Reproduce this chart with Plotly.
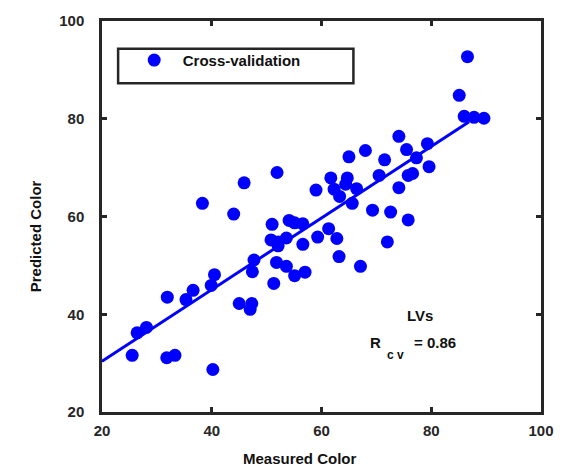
import plotly.graph_objects as go

# Measured (x) vs predicted (y) colour, cross-validation
measured = [86.6, 85.1, 86.0, 87.8, 89.6, 74.1, 68.0, 65.0, 75.5, 79.3,
            71.5, 77.3, 79.6, 70.5, 75.8, 76.6, 61.7, 64.7, 62.3, 64.4,
            66.4, 63.3, 59.0, 74.1, 65.6, 69.3, 72.6, 75.8, 56.6, 61.3,
            59.3, 62.8, 56.6, 72.0, 63.2, 67.1, 57.0, 38.3, 44.0, 51.0,
            54.1, 55.1, 50.8, 52.1, 53.6, 52.1, 47.7, 47.4, 51.8, 53.6,
            55.1, 51.3, 40.5, 39.9, 36.6, 35.3, 31.9, 45.0, 47.3, 47.0,
            28.1, 26.4, 25.5, 31.8, 33.3, 40.2, 45.9, 51.9]
predicted = [92.7, 84.8, 80.5, 80.3, 80.1, 76.4, 73.5, 72.2, 73.7, 74.9,
             71.6, 72.0, 70.2, 68.4, 68.4, 68.8, 67.9, 67.9, 65.6, 66.6,
             65.7, 64.1, 65.4, 65.9, 62.7, 61.3, 60.9, 59.3, 58.5, 57.5,
             55.8, 55.5, 54.3, 54.8, 51.8, 49.8, 48.6, 62.7, 60.5, 58.4,
             59.2, 58.7, 55.2, 54.8, 55.6, 54.0, 51.1, 48.7, 50.6, 49.8,
             47.9, 46.3, 48.1, 45.9, 44.9, 43.0, 43.5, 42.2, 42.2, 41.0,
             37.3, 36.2, 31.6, 31.1, 31.6, 28.7, 66.9, 69.0]

# Regression line end points
fit_x = [20, 86.9]
fit_y = [30.4, 79.4]

tick_vals = [20, 40, 60, 80, 100]
r_cv_label = "= 0.86"

FONT = "Liberation Sans"
AX = "#262626"
BLUE = "#0000FF"

fig = go.Figure()
fig.add_trace(go.Scatter(x=measured, y=predicted, mode="markers",
                         name="Cross-validation",
                         marker=dict(color=BLUE, size=13, line=dict(width=0))))
fig.add_trace(go.Scatter(x=fit_x, y=fit_y, mode="lines", showlegend=False,
                         line=dict(color=BLUE, width=3)))

axis_common = dict(range=[20, 100], tickvals=tick_vals, showline=True,
                   linewidth=2.5, linecolor=AX, mirror="ticks", ticks="inside",
                   ticklen=5, tickwidth=2.5, tickcolor=AX, showgrid=False,
                   zeroline=False,
                   tickfont=dict(family=FONT, size=15, color=AX, weight="bold"))

fig.update_xaxes(**axis_common, ticklabelstandoff=3)
fig.update_yaxes(**axis_common, ticklabelstandoff=12)

ann_font = dict(family=FONT, size=15, color="#111111", weight="bold")
fig.update_layout(
    width=566, height=472,
    margin=dict(l=102, r=19, t=17, b=60),
    paper_bgcolor="white", plot_bgcolor="white",
    showlegend=True,
    legend=dict(x=0.054, y=0.9415, xanchor="left", yanchor="top",
                bgcolor="rgba(0,0,0,0)", borderwidth=0, itemwidth=47,
                font=dict(family=FONT, size=15, color="#111111", weight="bold")),
    shapes=[dict(type="rect", xref="paper", yref="paper",
                 x0=0.0367, x1=0.5727, y0=0.8407, y1=0.929,
                 line=dict(color=AX, width=2.5), fillcolor="rgba(0,0,0,0)")],
    annotations=[
        dict(text="Predicted Color", xref="paper", yref="paper", x=-0.1507,
             y=0.449, textangle=-90, showarrow=False, font=ann_font,
             xanchor="center", yanchor="middle"),
        dict(text="Measured Color", xref="paper", yref="paper", x=0.45,
             y=-0.120, showarrow=False, font=ann_font,
             xanchor="center", yanchor="middle"),
        dict(text="LVs", xref="paper", yref="paper", x=0.724, y=0.2465,
             showarrow=False, font=ann_font, xanchor="center", yanchor="middle"),
        dict(text="R", xref="paper", yref="paper", x=0.624, y=0.1765,
             showarrow=False, font=ann_font, xanchor="center", yanchor="middle"),
        dict(text="c v", xref="paper", yref="paper", x=0.6676, y=0.147,
             showarrow=False, font=dict(family=FONT, size=12, color="#111111",
                                        weight="bold"),
             xanchor="center", yanchor="middle"),
        dict(text=r_cv_label, xref="paper", yref="paper", x=0.758, y=0.1765,
             showarrow=False, font=ann_font, xanchor="center", yanchor="middle"),
    ],
)

fig.write_html("out.html")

────────────────────────────────────────

* _Instructions for the task_:
Write out the material above once more, exactly as it reads, with no pictures.

* _Expected output_:
Reproduce this chart with Plotly.
import plotly.graph_objects as go

# Measured (x) vs predicted (y) colour, cross-validation
measured = [86.6, 85.1, 86.0, 87.8, 89.6, 74.1, 68.0, 65.0, 75.5, 79.3,
            71.5, 77.3, 79.6, 70.5, 75.8, 76.6, 61.7, 64.7, 62.3, 64.4,
            66.4, 63.3, 59.0, 74.1, 65.6, 69.3, 72.6, 75.8, 56.6, 61.3,
            59.3, 62.8, 56.6, 72.0, 63.2, 67.1, 57.0, 38.3, 44.0, 51.0,
            54.1, 55.1, 50.8, 52.1, 53.6, 52.1, 47.7, 47.4, 51.8, 53.6,
            55.1, 51.3, 40.5, 39.9, 36.6, 35.3, 31.9, 45.0, 47.3, 47.0,
            28.1, 26.4, 25.5, 31.8, 33.3, 40.2, 45.9, 51.9]
predicted = [92.7, 84.8, 80.5, 80.3, 80.1, 76.4, 73.5, 72.2, 73.7, 74.9,
             71.6, 72.0, 70.2, 68.4, 68.4, 68.8, 67.9, 67.9, 65.6, 66.6,
             65.7, 64.1, 65.4, 65.9, 62.7, 61.3, 60.9, 59.3, 58.5, 57.5,
             55.8, 55.5, 54.3, 54.8, 51.8, 49.8, 48.6, 62.7, 60.5, 58.4,
             59.2, 58.7, 55.2, 54.8, 55.6, 54.0, 51.1, 48.7, 50.6, 49.8,
             47.9, 46.3, 48.1, 45.9, 44.9, 43.0, 43.5, 42.2, 42.2, 41.0,
             37.3, 36.2, 31.6, 31.1, 31.6, 28.7, 66.9, 69.0]

# Regression line end points
fit_x = [20, 86.9]
fit_y = [30.4, 79.4]

tick_vals = [20, 40, 60, 80, 100]
r_cv_label = "= 0.86"

FONT = "Liberation Sans"
AX = "#262626"
BLUE = "#0000FF"

fig = go.Figure()
fig.add_trace(go.Scatter(x=measured, y=predicted, mode="markers",
                         name="Cross-validation",
                         marker=dict(color=BLUE, size=13, line=dict(width=0))))
fig.add_trace(go.Scatter(x=fit_x, y=fit_y, mode="lines", showlegend=False,
                         line=dict(color=BLUE, width=3)))

axis_common = dict(range=[20, 100], tickvals=tick_vals, showline=True,
                   linewidth=2.5, linecolor=AX, mirror="ticks", ticks="inside",
                   ticklen=5, tickwidth=2.5, tickcolor=AX, showgrid=False,
                   zeroline=False,
                   tickfont=dict(family=FONT, size=15, color=AX, weight="bold"))

fig.update_xaxes(**axis_common, ticklabelstandoff=3)
fig.update_yaxes(**axis_common, ticklabelstandoff=12)

ann_font = dict(family=FONT, size=15, color="#111111", weight="bold")
fig.update_layout(
    width=566, height=472,
    margin=dict(l=102, r=19, t=17, b=60),
    paper_bgcolor="white", plot_bgcolor="white",
    showlegend=True,
    legend=dict(x=0.054, y=0.9415, xanchor="left", yanchor="top",
                bgcolor="rgba(0,0,0,0)", borderwidth=0, itemwidth=47,
                font=dict(family=FONT, size=15, color="#111111", weight="bold")),
    shapes=[dict(type="rect", xref="paper", yref="paper",
                 x0=0.0367, x1=0.5727, y0=0.8407, y1=0.929,
                 line=dict(color=AX, width=2.5), fillcolor="rgba(0,0,0,0)")],
    annotations=[
        dict(text="Predicted Color", xref="paper", yref="paper", x=-0.1507,
             y=0.449, textangle=-90, showarrow=False, font=ann_font,
             xanchor="center", yanchor="middle"),
        dict(text="Measured Color", xref="paper", yref="paper", x=0.45,
             y=-0.120, showarrow=False, font=ann_font,
             xanchor="center", yanchor="middle"),
        dict(text="LVs", xref="paper", yref="paper", x=0.724, y=0.2465,
             showarrow=False, font=ann_font, xanchor="center", yanchor="middle"),
        dict(text="R", xref="paper", yref="paper", x=0.624, y=0.1765,
             showarrow=False, font=ann_font, xanchor="center", yanchor="middle"),
        dict(text="c v", xref="paper", yref="paper", x=0.6676, y=0.147,
             showarrow=False, font=dict(family=FONT, size=12, color="#111111",
                                        weight="bold"),
             xanchor="center", yanchor="middle"),
        dict(text=r_cv_label, xref="paper", yref="paper", x=0.758, y=0.1765,
             showarrow=False, font=ann_font, xanchor="center", yanchor="middle"),
    ],
)

fig.write_html("out.html")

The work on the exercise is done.